Hutto ISD has signed onto a lawsuit against the Texas Education Agency regarding accountability ratings, joining many school districts across the state.

What happened

HISD's board of trustees, absent Board President Billie Logiudice, voted unanimously to join the lawsuit Sept. 20, calling on the TEA to rectify what they and representatives of other Texas school districts have called an unfair change to how accountability ratings are calculated. It is one of several area districts to do so.

What they're saying

Several trustees called the change to accountability ratings that will be applied to data for the the 2022-23 school year retroactively unfair, with Trustee James Matlock calling it a "moving of goalposts."

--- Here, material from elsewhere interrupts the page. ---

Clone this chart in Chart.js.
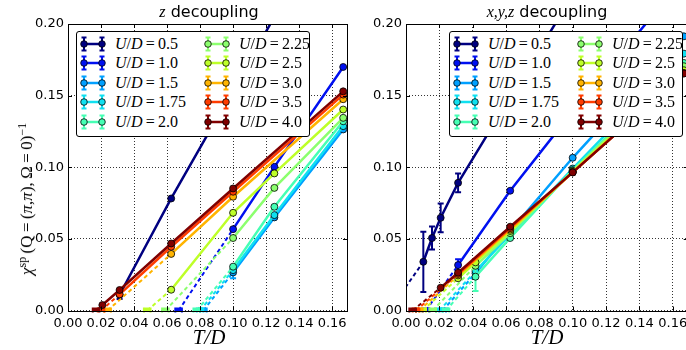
<!DOCTYPE html>
<html><head><meta charset="utf-8">
<script src="https://cdn.jsdelivr.net/npm/chart.js@4/dist/chart.umd.min.js"></script>
<style>
html,body{margin:0;padding:0;background:#fff;overflow:hidden;width:686px;height:350px;}
#wrap{position:relative;width:686px;height:350px;overflow:hidden;}
canvas{position:absolute;top:0;}
.ov{position:absolute;white-space:nowrap;color:#000;}
.title{font-family:'DejaVu Sans';font-size:16px;transform:translate(-50%,-50%);top:11px;}
.m{font-family:'Liberation Serif','DejaVu Serif',serif;font-style:italic;}
.r{font-family:'Liberation Serif','DejaVu Serif',serif;font-style:normal;}
.xl{font-family:'Liberation Serif',serif;font-style:italic;font-size:21px;top:337px;transform:translate(-50%,-50%);}
.yl{font-family:'Liberation Serif',serif;font-size:17px;line-height:20px;left:27px;top:199px;transform:translate(-50%,-50%) rotate(-90deg);}
.yl sup{font-size:12px;vertical-align:6px;line-height:0;}
.legend{position:absolute;border:1px solid #000;border-radius:3px;background:#fff;width:232px;height:104px;top:31px;}
.row{position:absolute;height:18px;}
.row svg{position:absolute;top:0;}
.row span{position:absolute;top:0;font-size:16px;line-height:18px;font-family:'Liberation Serif',serif;white-space:nowrap;}
</style>
</head><body>
<div id="wrap">
<canvas id="c1" width="352" height="350" style="left:0px"></canvas>
<canvas id="c2" width="350" height="350" style="left:352px"></canvas>
<div class="ov title" style="left:209px"><span class="m">z</span> decoupling</div>
<div class="ov title" style="left:547px"><span class="m">x,y,z</span> decoupling</div>
<div class="ov xl" style="left:209px">T/D</div>
<div class="ov xl" style="left:547px">T/D</div>
<div class="ov yl"><span class="m">χ</span><sup class="r">sp</sup><span class="r">&thinsp;(Q&thinsp;=&thinsp;(</span><span class="m">π</span><span class="r">,</span><span class="m">π</span><span class="r">),&thinsp;Ω&thinsp;=&thinsp;0)</span><sup class="r">−1</sup></div>
<div class="legend" id="leg1" style="left:76px"></div>
<div class="legend" id="leg2" style="left:449px"></div>
</div>
<script>
// ---- categories ----
const U_LABELS = ['0.5','1.0','1.5','1.75','2.0','2.25','2.5','3.0','3.5','4.0'];
const COLORS = ['#000080','#0010f0','#00a0ff','#10e0f0','#46ffb4','#8cff6e','#beff28','#ffb400','#ff3c00','#800000'];
const X_TICKS = [0,0.02,0.04,0.06,0.08,0.10,0.12,0.14,0.16];
const Y_TICKS = [0,0.05,0.10,0.15,0.20];
const X_MAX = 0.169;
const Y_MAX = 0.20;

// ---- z decoupling ----
const Z_T = [
 [0.03125,0.0625,0.1,0.125,0.1667],
 [0.1,0.125,0.1667],
 [0.1,0.125,0.1667],
 [0.1,0.125,0.1667],
 [0.1,0.125,0.1667],
 [0.1,0.125,0.1667],
 [0.0625,0.1,0.125,0.1667],
 [0.0625,0.1,0.1667],
 [0.03125,0.0625,0.1,0.1667],
 [0.0208,0.03125,0.0625,0.1,0.1667]
];
const Z_CHI = [
 [0.0110,0.0782,0.154,0.205,0.290],
 [0.0568,0.1003,0.1700],
 [0.0266,0.0650,0.1264],
 [0.0282,0.0666,0.1287],
 [0.0306,0.0724,0.1321],
 [0.0506,0.0856,0.1345],
 [0.0145,0.0682,0.0957,0.1403],
 [0.0395,0.0794,0.1475],
 [0.0113,0.0445,0.0829,0.1507],
 [0.0038,0.0143,0.0468,0.0852,0.1530]
];
const Z_ERR = [
 [0.003,null,null,null,null],
 [null,null,null],
 [0.004,null,null],
 [null,null,null],
 [null,null,null],
 [null,null,null],
 [null,null,null,null],
 [null,null,null],
 [null,null,null,null],
 [null,null,null,null,null]
];
const Z_TN = [null,0.067,0.082,0.080,0.078,0.059,0.048,0.024,0.020,0.017];

// ---- x,y,z decoupling ----
const XYZ_T = [
 [0.0104,0.0156,0.0208,0.03125,0.0625,0.1,0.1667],
 [0.03125,0.0625,0.1,0.1667],
 [0.0417,0.0625,0.1,0.1667],
 [0.0417,0.0625,0.1,0.1667],
 [0.0417,0.0625,0.1,0.1667],
 [0.0417,0.0625,0.1,0.1667],
 [0.03125,0.0417,0.0625,0.1,0.1667],
 [0.03125,0.0625,0.1,0.1667],
 [0.03125,0.0625,0.1,0.1667],
 [0.0208,0.03125,0.0625,0.1,0.1667]
];
const XYZ_CHI = [
 [0.0340,0.0506,0.0647,0.0891,0.149,0.220,0.330],
 [0.0317,0.0836,0.139,0.232],
 [0.0260,0.0555,0.1066,0.1914],
 [0.0275,0.0530,0.0991,0.1793],
 [0.0236,0.0506,0.0980,0.1728],
 [0.0312,0.0540,0.0975,0.1705],
 [0.0225,0.0336,0.0555,0.0970,0.1677],
 [0.0245,0.0565,0.0965,0.1658],
 [0.0255,0.0575,0.0964,0.1656],
 [0.0159,0.0264,0.0585,0.0964,0.1654]
];
const XYZ_ERR = [
 [0.021,0.008,0.010,0.0065,null,null,null],
 [0.004,null,null,null],
 [null,null,null,null],
 [null,null,null,null],
 [0.010,null,null,null],
 [null,null,null,null],
 [null,null,null,null,null],
 [null,null,null,null],
 [null,null,null,null],
 [null,null,null,null,null]
];
const XYZ_TN = [-0.010,0.012,0.022,0.020,0.024,0.016,0.010,0.008,0.006,0.004];
const TN_ERR = 0.002;

function buildDatasets(T, CHI, ERR, TN){
  const out = [];
  for (let i = 0; i < T.length; i++){
    const c = COLORS[i];
    const base = (T.length - 1 - i) * 10;
    out.push({
      data: T[i].map((t,j)=>({x:t, y:CHI[i][j]})),
      errY: ERR[i],
      borderColor: c, backgroundColor: c, borderWidth: 2.5,
      pointRadius: 3.5, pointBackgroundColor: c, pointBorderColor: '#000', pointBorderWidth: 0.8,
      tension: 0, order: base
    });
    if (TN[i] !== null){
      out.push({
        data: [{x:TN[i], y:0}, {x:T[i][0], y:CHI[i][0]}],
        borderColor: c, borderWidth: 2, borderDash: [4,3], pointRadius: 0,
        tension: 0, order: base + 2
      });
      out.push({
        data: [{x:TN[i], y:0}],
        errX: [TN_ERR],
        showLine: false, borderColor: c, backgroundColor: c,
        pointStyle: 'rect', pointRadius: 3.5, pointBackgroundColor: c, pointBorderColor: c, pointBorderWidth: 1,
        order: base + 1
      });
    }
  }
  return out;
}

const errPlugin = {
  id: 'errbars',
  beforeDatasetDraw(chart, args){
    const ds = chart.data.datasets[args.index];
    if (!ds.errY && !ds.errX) return;
    const {ctx, chartArea:a} = chart;
    const xs = chart.scales.x, ys = chart.scales.y;
    ctx.save();
    ctx.beginPath(); ctx.rect(a.left, a.top-2, a.right-a.left, a.bottom-a.top+4); ctx.clip();
    ctx.strokeStyle = ds.borderColor; ctx.lineWidth = 2;
    ds.data.forEach((p,j)=>{
      const px = xs.getPixelForValue(p.x), py = ys.getPixelForValue(p.y);
      const ey = ds.errY ? ds.errY[j] : null;
      if (ey){
        const y1 = ys.getPixelForValue(p.y-ey), y2 = ys.getPixelForValue(p.y+ey);
        ctx.beginPath();
        ctx.moveTo(px,y1); ctx.lineTo(px,y2);
        ctx.moveTo(px-3,y1); ctx.lineTo(px+3,y1);
        ctx.moveTo(px-3,y2); ctx.lineTo(px+3,y2);
        ctx.stroke();
      }
      const ex = ds.errX ? ds.errX[j] : null;
      if (ex){
        const x1 = xs.getPixelForValue(p.x-ex), x2 = xs.getPixelForValue(p.x+ex);
        ctx.beginPath();
        ctx.moveTo(x1,py); ctx.lineTo(x2,py);
        ctx.moveTo(x1,py-3); ctx.lineTo(x1,py+3);
        ctx.moveTo(x2,py-3); ctx.lineTo(x2,py+3);
        ctx.stroke();
      }
    });
    ctx.restore();
  }
};

const framePlugin = {
  id: 'frame',
  afterDraw(chart){
    const {ctx, chartArea:a} = chart;
    const xs = chart.scales.x, ys = chart.scales.y;
    ctx.save();
    ctx.strokeStyle = '#000'; ctx.lineWidth = 1;
    ctx.beginPath();
    xs.ticks.forEach(t=>{
      const px = Math.round(xs.getPixelForValue(t.value)) + 0.5;
      ctx.moveTo(px, a.bottom); ctx.lineTo(px, a.bottom-4);
      ctx.moveTo(px, a.top); ctx.lineTo(px, a.top+4);
    });
    ys.ticks.forEach(t=>{
      const py = Math.round(ys.getPixelForValue(t.value)) + 0.5;
      ctx.moveTo(a.left, py); ctx.lineTo(a.left+4, py);
      ctx.moveTo(a.right, py); ctx.lineTo(a.right-4, py);
    });
    ctx.stroke();
    ctx.strokeRect(Math.round(a.left)+0.5, Math.round(a.top)+0.5, Math.round(a.right-a.left), Math.round(a.bottom-a.top));
    ctx.restore();
  }
};

function makeChart(id, datasets, yWidth, padRight){
  return new Chart(document.getElementById(id), {
    type: 'line',
    data: { datasets },
    options: {
      responsive: false, animation: false, devicePixelRatio: 1,
      layout: { padding: { left: 0, right: padRight, top: 24, bottom: 0 } },
      plugins: { legend: { display: false }, tooltip: { enabled: false } },
      scales: {
        x: {
          type: 'linear', min: 0, max: X_MAX,
          afterFit: s => { s.height = 39.5; },
          afterBuildTicks: s => { s.ticks = X_TICKS.map(v=>({value:v})); },
          ticks: { padding: 5, color: '#000', font: { family: 'DejaVu Sans', size: 13 },
                   callback: v => Number(v).toFixed(2), maxRotation: 0, autoSkip: false, includeBounds: false },
          grid: { color: '#000', lineWidth: 0.8, drawTicks: false, borderDash: [1,2] },
          border: { display: false, dash: [1,2] }
        },
        y: {
          type: 'linear', min: 0, max: Y_MAX,
          afterFit: s => { s.width = yWidth; },
          afterBuildTicks: s => { s.ticks = Y_TICKS.map(v=>({value:v})); },
          ticks: { padding: 4, color: '#000', font: { family: 'DejaVu Sans', size: 13 },
                   callback: v => Number(v).toFixed(2), autoSkip: false, includeBounds: false },
          grid: { color: '#000', lineWidth: 0.8, drawTicks: false, borderDash: [1,2] },
          border: { display: false, dash: [1,2] }
        }
      }
    },
    plugins: [errPlugin, framePlugin]
  });
}

makeChart('c1', buildDatasets(Z_T, Z_CHI, Z_ERR, Z_TN), 68, 2.7);
makeChart('c2', buildDatasets(XYZ_T, XYZ_CHI, XYZ_ERR, XYZ_TN), 54, 14.3);

function symbolSVG(c, left){
  return '<svg style="left:'+left+'px" width="26" height="18" viewBox="0 0 26 18">' +
    '<line x1="4" y1="9" x2="22" y2="9" stroke="'+c+'" stroke-width="2.5"/>' +
    '<path d="M4 2.5V15.5M1.5 2.5H6.5M1.5 15.5H6.5M22 2.5V15.5M19.5 2.5H24.5M19.5 15.5H24.5" stroke="'+c+'" stroke-width="2" fill="none"/>' +
    '<circle cx="4" cy="9" r="3.3" fill="'+c+'" stroke="#000" stroke-width="0.8"/>' +
    '<circle cx="22" cy="9" r="3.3" fill="'+c+'" stroke="#000" stroke-width="0.8"/>' +
    '</svg>';
}
function buildLegend(id){
  const el = document.getElementById(id);
  let html = '';
  U_LABELS.forEach((u,i)=>{
    const col = Math.floor(i/5), row = i%5;
    const top = 2.7 + row*19.5;
    const sx = col ? 127 : 3;
    const tx = col ? 162 : 38;
    html += '<div class="row" style="top:'+top+'px;left:0;width:230px">' +
      symbolSVG(COLORS[i], sx) +
      '<span style="left:'+tx+'px"><i>U</i>/<i>D</i>&thinsp;=&thinsp;'+u+'</span></div>';
  });
  el.innerHTML = html;
}
buildLegend('leg1');
buildLegend('leg2');
</script>
</body></html>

"Commissioner [Mike] Morath is on record stating that there will be multiple campuses or districts statewide that have done better in their [State of Texas Assessments of Academic Readiness] score, but they have the chance of a decrease in score," Matlock said.

How we got here

The TEA began a refresh of its methodology for calculating these ratings in late 2021, sharing new benchmarks students must reach for schools to receive a certain grade. One of these adjustments raised the cutoff point for a district to receive an A rating based on the college, career and military readiness of students from 60% to 88%, a 28 percentage point increase.

District officials across the state have raised concerns about the impact of the changes to accountability ratings, as they are a metric used by school boards to address educational priorities year to year. It is also a performance measure used to gauge the quality of schools by their communities and prospective families.